Maybe it’s just me, but I can hardly get past the exposition of a movie that asks me to identify with characters like this. They live lives that are so contrived, so perfect, that when the inevitable single problem crops up that they just can’t deal with, my brain just checks out. Click certainly isn’t the first movie to be guilty of this, but it is the most recent one I have watched. And this phenomenon gets under my skin every time.
If you’re an Adam Sandler fan, you’ll probably find a lot to like here: sophomoric jokes, kids using bad language (gee, an eight-year-old said a swear word…it’s funny!), empty-headed women with no inherent worth or ambition and who exist solely to support the childlike men in their lives…basically standard Hollywood fare. Not that I’m jaded or anything, it’s just that this movie brings nothing new to the table except for a wild-haired Christopher Walken who steals every scene he is in.
The remote that Newman ends up buying from Bed Bath and Beyond, in what is one of the most shameless examples of product placement ever committed to celluloid: after driving past a Best Buy and Target, both of which are closed, he ends up at BB&B where he spends several minutes admiring the aisles filled with products gallantly catering to suburban consumerism before walking down a hallway simply labeled “Beyond.” It’s as if the film itself is interrupted by a lengthy commercial for the strip-mall purveyor of fluffy towels and soda-makers. I understand that product placement is necessary in many cases to help finance modern films, but this was just ridiculous, and it exemplified the over-the-top nature of the entire movie. Soon enough Newman is standing in a warehouse with Walken, an eccentric character with a magical remote that allows the user to rewind, pause, mute, and fast-forward his or her way through life.

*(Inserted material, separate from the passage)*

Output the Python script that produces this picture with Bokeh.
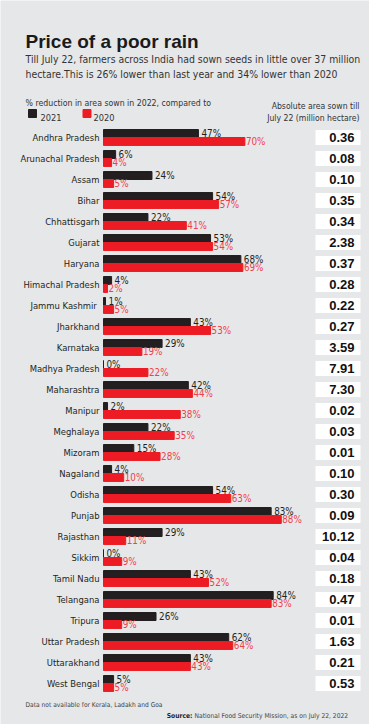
from bokeh.plotting import figure
from bokeh.models import ColumnDataSource, Range1d, Label
from bokeh.core.properties import value
from bokeh.embed import file_html
from bokeh.resources import INLINE

# ---------------- data ----------------
states = ["Andhra Pradesh", "Arunachal Pradesh", "Assam", "Bihar", "Chhattisgarh",
          "Gujarat", "Haryana", "Himachal Pradesh", "Jammu  Kashmir", "Jharkhand",
          "Karnataka", "Madhya Pradesh", "Maharashtra", "Manipur", "Meghalaya",
          "Mizoram", "Nagaland", "Odisha", "Punjab", "Rajasthan", "Sikkim",
          "Tamil Nadu", "Telangana", "Tripura", "Uttar Pradesh", "Uttarakhand",
          "West Bengal"]
red_2021 = [47, 6, 24, 54, 22, 53, 68, 4, 1, 43, 29, 0, 42, 2, 22, 15, 4, 54, 83,
            29, 0, 43, 84, 26, 62, 43, 5]
red_2020 = [70, 4, 5, 57, 41, 54, 69, 2, 5, 53, 19, 22, 44, 38, 35, 28, 10, 63, 88,
            11, 9, 52, 83, 9, 64, 43, 5]
area_sown = [0.36, 0.08, 0.10, 0.35, 0.34, 2.38, 0.37, 0.28, 0.22, 0.27, 3.59, 7.91,
             7.30, 0.02, 0.03, 0.01, 0.10, 0.30, 0.09, 10.12, 0.04, 0.18, 0.47,
             0.01, 1.63, 0.21, 0.53]

# ---------------- layout ----------------
W, H = 369, 724
X0, PXPCT = 103.0, 2.02       # bar origin (px) and px per percent
Y0, ROW = 137.0, 21.0         # first row centre (px) and row pitch (px)


def dx(px):
    return (px - X0) / PXPCT


def dy(py):
    return (py - Y0) / ROW


BG = "#e6e7e9"
BLACK = "#231f20"
RED = "#ed1c24"
RED_TXT = "#ef3e4c"
COND = "DejaVu Sans Condensed"
NARROW = value(COND)
SANS = "Liberation Sans"

idx = list(range(len(states)))
half = 0.19
src = ColumnDataSource(dict(
    idx=idx,
    state=states,
    v21=red_2021,
    v20=red_2020,
    y21=[i - half for i in idx],
    y20=[i + half for i in idx],
    l21=[f"{v}%" for v in red_2021],
    l20=[f"{v}%" for v in red_2020],
    area=[f"{a:.2f}" for a in area_sown],
))

p = figure(width=W, height=H, x_range=Range1d(dx(0), dx(W)),
           y_range=Range1d(dy(H), dy(0)), x_axis_type=None, y_axis_type=None,
           output_backend="svg", toolbar_location=None, min_border=0)
p.grid.visible = False
p.outline_line_color = None
p.background_fill_color = BG
p.border_fill_color = BG

# bars
p.hbar(y="y21", left=0, right="v21", height=0.38, source=src, color=BLACK)
p.hbar(y="y20", left=0, right="v20", height=0.38, source=src, color=RED)

# percent labels
p.text(x="v21", y="y21", text="l21", source=src, x_offset=3, text_baseline="middle",
       text_font=NARROW, text_font_size="9.8px", text_color=BLACK)
p.text(x="v20", y="y20", text="l20", source=src, x_offset=1, text_baseline="middle",
       text_font=NARROW, text_font_size="9.8px", text_color=RED_TXT)

# state names
p.text(x=dx(99), y="idx", text="state", source=src, text_align="right",
       text_baseline="middle", text_font=NARROW, text_font_size="9.4px",
       text_color=BLACK)

# area boxes
p.rect(x=dx(337.5), y="idx", width=45, height=15, width_units="screen",
       height_units="screen", source=src, fill_color="white", line_color=None)
p.text(x=dx(354), y="idx", text="area", source=src, text_align="right",
       text_baseline="middle", text_font=value(SANS), text_font_style="bold",
       text_font_size="13px", text_color="#111111")

# title & texts


def lab(x, y, text, size, align="left", color="#333333", font=COND, style="normal"):
    p.add_layout(Label(x=dx(x), y=dy(y), text=text, text_align=align,
                       text_baseline="alphabetic", text_font=font,
                       text_font_size=size, text_color=color, text_font_style=style))


lab(25, 41, "Price of a poor rain", "19px", color="#1a1a1a", font=SANS, style="bold")
lab(25, 58, "Till July 22, farmers across India had sown seeds in little over 37 million",
    "10.4px")
lab(25, 73, "hectare.This is 26% lower than last year and 34% lower than 2020", "10.4px")
lab(25, 102, "% reduction in area sown in 2022, compared to", "8.7px")
lab(40, 117, "2021", "9.2px")
lab(93, 117, "2020", "9.2px")
lab(359, 105, "Absolute area sown till", "8.6px", align="right")
lab(359, 117, "July 22 (million hectare)", "8.6px", align="right")
lab(25, 704, "Data not available for Kerala, Ladakh and Goa", "6.6px", color="#444444")
lab(192, 715, "Source:", "6.7px", align="right", color="#222222", style="bold")
lab(194, 715, "National Food Security Mission, as on July 22, 2022", "6.7px",
    color="#444444")

# legend keys
p.rect(x=[dx(32)], y=[dy(113)], width=8, height=8, width_units="screen",
       height_units="screen", color=BLACK)
p.rect(x=[dx(86.5)], y=[dy(113)], width=8, height=8, width_units="screen",
       height_units="screen", color=RED)

open("out.html", "w").write(file_html(p, INLINE))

It’s the kind of gag that would have worked well in a five-minute Saturday Night Live sketch, but quickly wears thin here. Watching Newman mute his ever-nagging wife is kind of funny once, but the joke goes on and on and on. Fast-forwarding through awkward dinners, pausing his son’s backyard baseball game and re-aiming the ball so it smacks the annoying neighbor bully directly in the face…and this continues for pretty much the entire rest of the movie. Oh sure there’s a moral lesson about spending time with family that’s laid on so thick at the end I could barely stop my eyes from rolling, but most of the film is about as boring and predictable as almost any other Sandler flick. Nothing new to see here, folks.  Move along.